The apotheosis of Chinese President Xi Jinping is well nigh complete. China’s just-concluded Communist Party congress, a key political gathering held once every five years, cemented Xi’s status as the country’s most powerful leader since the Great Helmsman himself, Mao Zedong, with no rivals to challenge him.
The congress also enshrined Xi’s authoritarian, assertive approach to policy as official doctrine, meaning that China’s ideological and financial clampdown of the past several months is set to become the status quo. Xi Jinping Thought has been written into the party’s constitution, an honor not accorded to a living Chinese leader since Mao. In the technology and entertainment space — politically sensitive areas — both domestic players and foreign suitors such as Hollywood will likely have to get used to increased central control by Beijing.
Indeed, some of China’s biggest entertainment executives quickly lined up to kowtow to Xi and his agenda for his second five-year term, which he laid out in a speech lasting more than three hours. That agenda includes pursuing China’s own system of governance (read: no Western-style democracy), promoting “socialism with Chinese characteristics,” easing the vast social inequalities that have arisen over the past 30 years of breakneck economic development and adopting a muscular foreign policy.
“Listening to [Xi’s] report, I felt a surge of emotion,” Dalian Wanda chairman Wang Jianlin enthused.

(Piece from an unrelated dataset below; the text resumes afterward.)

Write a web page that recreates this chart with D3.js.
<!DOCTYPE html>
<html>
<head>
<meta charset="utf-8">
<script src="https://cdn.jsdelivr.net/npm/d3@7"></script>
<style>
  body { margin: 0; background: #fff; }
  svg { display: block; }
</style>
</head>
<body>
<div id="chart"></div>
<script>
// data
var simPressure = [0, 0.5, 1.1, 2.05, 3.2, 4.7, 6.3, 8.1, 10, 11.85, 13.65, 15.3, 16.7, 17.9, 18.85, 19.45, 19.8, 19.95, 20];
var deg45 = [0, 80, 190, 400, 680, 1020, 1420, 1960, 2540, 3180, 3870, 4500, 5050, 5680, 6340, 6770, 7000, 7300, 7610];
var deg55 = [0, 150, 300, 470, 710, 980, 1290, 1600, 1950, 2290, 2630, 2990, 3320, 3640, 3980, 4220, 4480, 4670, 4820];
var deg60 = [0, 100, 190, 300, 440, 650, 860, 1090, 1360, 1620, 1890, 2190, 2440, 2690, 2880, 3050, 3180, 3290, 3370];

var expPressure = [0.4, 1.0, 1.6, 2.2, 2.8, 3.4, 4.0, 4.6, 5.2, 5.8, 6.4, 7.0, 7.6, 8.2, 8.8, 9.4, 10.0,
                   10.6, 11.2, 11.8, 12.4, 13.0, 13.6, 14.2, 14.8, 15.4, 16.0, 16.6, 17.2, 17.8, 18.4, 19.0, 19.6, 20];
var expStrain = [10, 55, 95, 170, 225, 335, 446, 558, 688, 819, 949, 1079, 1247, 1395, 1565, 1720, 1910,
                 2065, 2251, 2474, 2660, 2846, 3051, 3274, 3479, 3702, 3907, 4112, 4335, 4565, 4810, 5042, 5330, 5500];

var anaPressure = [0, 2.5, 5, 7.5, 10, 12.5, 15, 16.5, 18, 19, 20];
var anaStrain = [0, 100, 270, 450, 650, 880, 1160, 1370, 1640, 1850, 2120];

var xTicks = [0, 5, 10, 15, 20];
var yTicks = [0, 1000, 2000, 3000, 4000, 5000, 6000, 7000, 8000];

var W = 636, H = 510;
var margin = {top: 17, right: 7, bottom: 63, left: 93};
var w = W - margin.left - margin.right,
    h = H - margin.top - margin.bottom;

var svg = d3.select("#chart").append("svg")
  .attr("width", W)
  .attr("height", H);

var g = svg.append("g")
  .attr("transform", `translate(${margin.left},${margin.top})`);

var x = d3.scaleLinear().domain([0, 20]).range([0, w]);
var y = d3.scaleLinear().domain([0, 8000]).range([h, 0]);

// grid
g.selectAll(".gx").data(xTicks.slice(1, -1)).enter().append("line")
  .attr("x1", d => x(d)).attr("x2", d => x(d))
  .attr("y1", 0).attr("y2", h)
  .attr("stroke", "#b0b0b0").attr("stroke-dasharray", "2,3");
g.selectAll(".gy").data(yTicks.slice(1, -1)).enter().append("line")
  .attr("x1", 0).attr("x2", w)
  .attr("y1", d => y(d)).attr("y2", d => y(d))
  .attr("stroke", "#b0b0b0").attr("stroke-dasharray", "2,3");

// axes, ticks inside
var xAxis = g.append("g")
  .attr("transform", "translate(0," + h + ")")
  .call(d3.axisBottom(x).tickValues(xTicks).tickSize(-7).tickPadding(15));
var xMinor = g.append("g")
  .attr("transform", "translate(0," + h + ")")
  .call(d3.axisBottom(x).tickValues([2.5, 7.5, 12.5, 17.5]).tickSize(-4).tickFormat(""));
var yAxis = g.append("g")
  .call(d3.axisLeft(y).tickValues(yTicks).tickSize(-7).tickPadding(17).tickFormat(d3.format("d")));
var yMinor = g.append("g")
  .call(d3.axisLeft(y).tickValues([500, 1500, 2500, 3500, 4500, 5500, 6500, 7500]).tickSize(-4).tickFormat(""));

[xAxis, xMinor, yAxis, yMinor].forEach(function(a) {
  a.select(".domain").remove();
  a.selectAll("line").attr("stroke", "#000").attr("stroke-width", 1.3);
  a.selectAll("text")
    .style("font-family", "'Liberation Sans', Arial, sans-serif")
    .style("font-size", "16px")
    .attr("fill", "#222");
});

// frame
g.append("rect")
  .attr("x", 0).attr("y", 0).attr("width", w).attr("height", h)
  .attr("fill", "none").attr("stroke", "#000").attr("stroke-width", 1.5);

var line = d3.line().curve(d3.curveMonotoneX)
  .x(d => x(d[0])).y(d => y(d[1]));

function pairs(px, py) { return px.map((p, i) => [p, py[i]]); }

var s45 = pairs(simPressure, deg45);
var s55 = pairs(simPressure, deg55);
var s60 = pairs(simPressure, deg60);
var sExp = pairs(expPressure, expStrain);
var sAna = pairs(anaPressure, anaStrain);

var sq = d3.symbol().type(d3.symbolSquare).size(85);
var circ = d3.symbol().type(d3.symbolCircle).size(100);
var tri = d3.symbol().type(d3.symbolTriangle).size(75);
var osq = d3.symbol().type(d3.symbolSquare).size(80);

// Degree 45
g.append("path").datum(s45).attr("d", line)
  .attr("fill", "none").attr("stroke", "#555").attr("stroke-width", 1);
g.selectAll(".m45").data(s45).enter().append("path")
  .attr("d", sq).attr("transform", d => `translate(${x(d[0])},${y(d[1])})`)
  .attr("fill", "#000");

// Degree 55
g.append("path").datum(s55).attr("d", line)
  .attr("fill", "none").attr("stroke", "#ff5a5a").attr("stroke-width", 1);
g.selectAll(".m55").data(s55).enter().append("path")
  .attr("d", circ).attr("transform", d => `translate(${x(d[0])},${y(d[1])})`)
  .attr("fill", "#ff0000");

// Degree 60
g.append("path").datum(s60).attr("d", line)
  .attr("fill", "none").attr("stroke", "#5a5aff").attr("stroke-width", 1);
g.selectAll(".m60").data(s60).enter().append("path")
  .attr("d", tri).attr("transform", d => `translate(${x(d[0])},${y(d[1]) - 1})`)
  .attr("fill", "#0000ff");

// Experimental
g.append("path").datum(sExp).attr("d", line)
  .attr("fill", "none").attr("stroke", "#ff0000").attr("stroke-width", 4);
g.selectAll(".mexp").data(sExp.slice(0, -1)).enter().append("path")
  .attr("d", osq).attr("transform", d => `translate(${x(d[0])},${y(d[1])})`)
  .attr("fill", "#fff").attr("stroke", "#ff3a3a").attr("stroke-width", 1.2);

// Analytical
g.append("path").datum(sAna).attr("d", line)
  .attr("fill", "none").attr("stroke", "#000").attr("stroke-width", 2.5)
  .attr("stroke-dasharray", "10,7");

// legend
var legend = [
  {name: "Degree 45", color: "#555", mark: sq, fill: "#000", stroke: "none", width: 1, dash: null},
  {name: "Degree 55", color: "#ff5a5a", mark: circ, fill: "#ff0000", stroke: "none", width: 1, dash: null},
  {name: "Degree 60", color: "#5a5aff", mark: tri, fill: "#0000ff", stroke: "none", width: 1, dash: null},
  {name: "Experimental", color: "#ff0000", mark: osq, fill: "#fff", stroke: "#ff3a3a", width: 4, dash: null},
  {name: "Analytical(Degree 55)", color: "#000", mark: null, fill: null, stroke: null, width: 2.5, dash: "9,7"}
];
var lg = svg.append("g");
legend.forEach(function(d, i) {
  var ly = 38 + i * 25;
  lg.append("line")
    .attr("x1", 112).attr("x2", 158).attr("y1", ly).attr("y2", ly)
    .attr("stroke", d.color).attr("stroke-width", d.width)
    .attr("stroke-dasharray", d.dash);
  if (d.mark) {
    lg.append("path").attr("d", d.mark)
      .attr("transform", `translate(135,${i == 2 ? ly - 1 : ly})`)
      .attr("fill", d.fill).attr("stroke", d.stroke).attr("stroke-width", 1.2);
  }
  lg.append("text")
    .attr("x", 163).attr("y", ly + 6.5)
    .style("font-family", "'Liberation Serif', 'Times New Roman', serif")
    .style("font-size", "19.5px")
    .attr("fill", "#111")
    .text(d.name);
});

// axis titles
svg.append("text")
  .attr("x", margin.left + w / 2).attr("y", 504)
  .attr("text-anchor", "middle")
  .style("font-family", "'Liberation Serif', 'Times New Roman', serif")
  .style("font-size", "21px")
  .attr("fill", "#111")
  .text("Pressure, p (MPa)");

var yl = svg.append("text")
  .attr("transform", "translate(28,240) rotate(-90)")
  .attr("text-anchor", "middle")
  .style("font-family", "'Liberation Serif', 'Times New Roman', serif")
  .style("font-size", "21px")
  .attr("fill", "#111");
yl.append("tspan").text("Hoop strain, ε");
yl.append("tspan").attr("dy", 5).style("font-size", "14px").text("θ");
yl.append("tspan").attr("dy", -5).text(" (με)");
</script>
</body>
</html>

The property-to-entertainment conglomerate has been severely chastened by Xi’s government in the last few months, forced to halt its aggressive overseas acquisitions and unload many of its hotels and theme parks.
Likewise, Jack Ma, founder of e-commerce giant Alibaba, made it known that he supports Xi’s proposals on income redistribution. Alibaba, too, has felt the heavy hand of government direction. Part of Xi’s vision of a strong, globally powerful China entails shoring up the country’s laggard state-owned enterprises and giving them the chance to catch up to or overtake private companies in some fields. Last month saw a round of government-ordered investments by leading private firms, including Alibaba and Tencent, in state-owned enterprises such as telecom company China Unicom. There have also been new orders to install Communist Party functionaries on the boards of private companies.
Xi’s ambition for China to create world-beating brands in high-tech sectors like electric cars and artificial intelligence should give some impetus and latitude to players in those fields. “The push for digital innovation will benefit the internet companies,” said one Asia-based analyst, who asked not to be named because of the political sensitivity of the party congress. “The flip side is that we have seen more stringent control on media in the past five-year regime under Xi — i.e., tighter foreign format imports, a ban on Korean content, tighter censorship and control over content, etc. … Xi’s leadership has shifted from less regulation to tighter central control.”
Foreign companies have long been accustomed to playing by the Chinese government’s rules, usually in hopes that those rules might, at some point, bend in their favor. But under Xi — whom The Economist recently declared the world’s most powerful person, over U.S. President Donald Trump — there is probably little likelihood of greater openings for Netflix, Facebook or Twitter, which remain banned in China, or for the Hollywood majors. Negotiations on movie import quotas and distribution terms were halted during the party congress.
The eight-day gathering offered few specifics about the entertainment industry. A briefing on the sidelines by the State Administration of Press, Publication, Radio, Film and Television, China’s media regulator, boasted of this year’s 20% upswing at the domestic box office after last year’s worrisome slowdown, an increase driven by hits such as “Wolf Warrior II.” That action thriller, notable for nationalistic themes of which Xi would no doubt approve, has made more than $850 million at the Chinese box office.
The party congress also produced no clear successor to the 64-year-old Xi, an indication that the president may try to rule beyond the two terms of his immediate predecessors. His blueprint for China is meant to guide the world’s most populous country for at least
the next 30 years — which means that homegrown entertainment companies and Hollywood players have plenty of time to get used to new constraints on doing business in the Middle Kingdom.